Raw data
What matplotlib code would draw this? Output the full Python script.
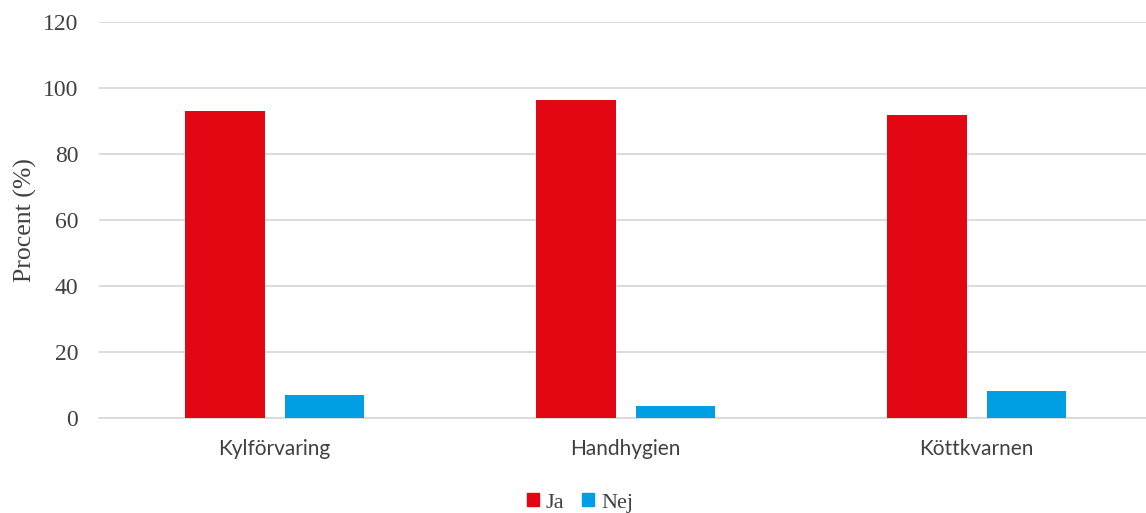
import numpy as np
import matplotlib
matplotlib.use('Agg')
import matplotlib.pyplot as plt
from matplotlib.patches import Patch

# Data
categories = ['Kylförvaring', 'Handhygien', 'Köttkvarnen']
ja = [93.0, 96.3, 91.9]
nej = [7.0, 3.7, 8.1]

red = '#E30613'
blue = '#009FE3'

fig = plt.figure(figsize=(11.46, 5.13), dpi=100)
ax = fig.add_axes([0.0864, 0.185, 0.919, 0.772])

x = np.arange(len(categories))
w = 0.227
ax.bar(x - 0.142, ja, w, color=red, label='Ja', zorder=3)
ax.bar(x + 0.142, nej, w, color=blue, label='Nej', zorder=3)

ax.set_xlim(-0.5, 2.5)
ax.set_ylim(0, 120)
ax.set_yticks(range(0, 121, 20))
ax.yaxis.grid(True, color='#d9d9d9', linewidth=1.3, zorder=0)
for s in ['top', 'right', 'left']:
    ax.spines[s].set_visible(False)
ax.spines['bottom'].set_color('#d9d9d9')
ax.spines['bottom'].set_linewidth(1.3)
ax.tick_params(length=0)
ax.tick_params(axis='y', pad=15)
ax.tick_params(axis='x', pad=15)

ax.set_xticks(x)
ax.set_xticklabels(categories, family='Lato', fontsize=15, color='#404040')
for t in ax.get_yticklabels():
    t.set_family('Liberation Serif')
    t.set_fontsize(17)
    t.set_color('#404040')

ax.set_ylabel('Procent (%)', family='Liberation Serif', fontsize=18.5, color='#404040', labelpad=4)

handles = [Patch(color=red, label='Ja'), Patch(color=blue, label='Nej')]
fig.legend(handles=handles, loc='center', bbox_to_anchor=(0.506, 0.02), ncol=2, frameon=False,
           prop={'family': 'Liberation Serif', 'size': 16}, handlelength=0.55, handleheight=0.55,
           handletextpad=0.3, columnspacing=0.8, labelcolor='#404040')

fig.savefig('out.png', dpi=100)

What to produce
Skip the pictures and restate exactly the lines from the beginning of the listing to the line with "ax.bar(x + 0.142, nej, w, color=blue, label='Nej', zorder=3)", that line included.

Exercise solution
What matplotlib code would draw this? Output the full Python script.
import numpy as np
import matplotlib
matplotlib.use('Agg')
import matplotlib.pyplot as plt
from matplotlib.patches import Patch

# Data
categories = ['Kylförvaring', 'Handhygien', 'Köttkvarnen']
ja = [93.0, 96.3, 91.9]
nej = [7.0, 3.7, 8.1]

red = '#E30613'
blue = '#009FE3'

fig = plt.figure(figsize=(11.46, 5.13), dpi=100)
ax = fig.add_axes([0.0864, 0.185, 0.919, 0.772])

x = np.arange(len(categories))
w = 0.227
ax.bar(x - 0.142, ja, w, color=red, label='Ja', zorder=3)
ax.bar(x + 0.142, nej, w, color=blue, label='Nej', zorder=3)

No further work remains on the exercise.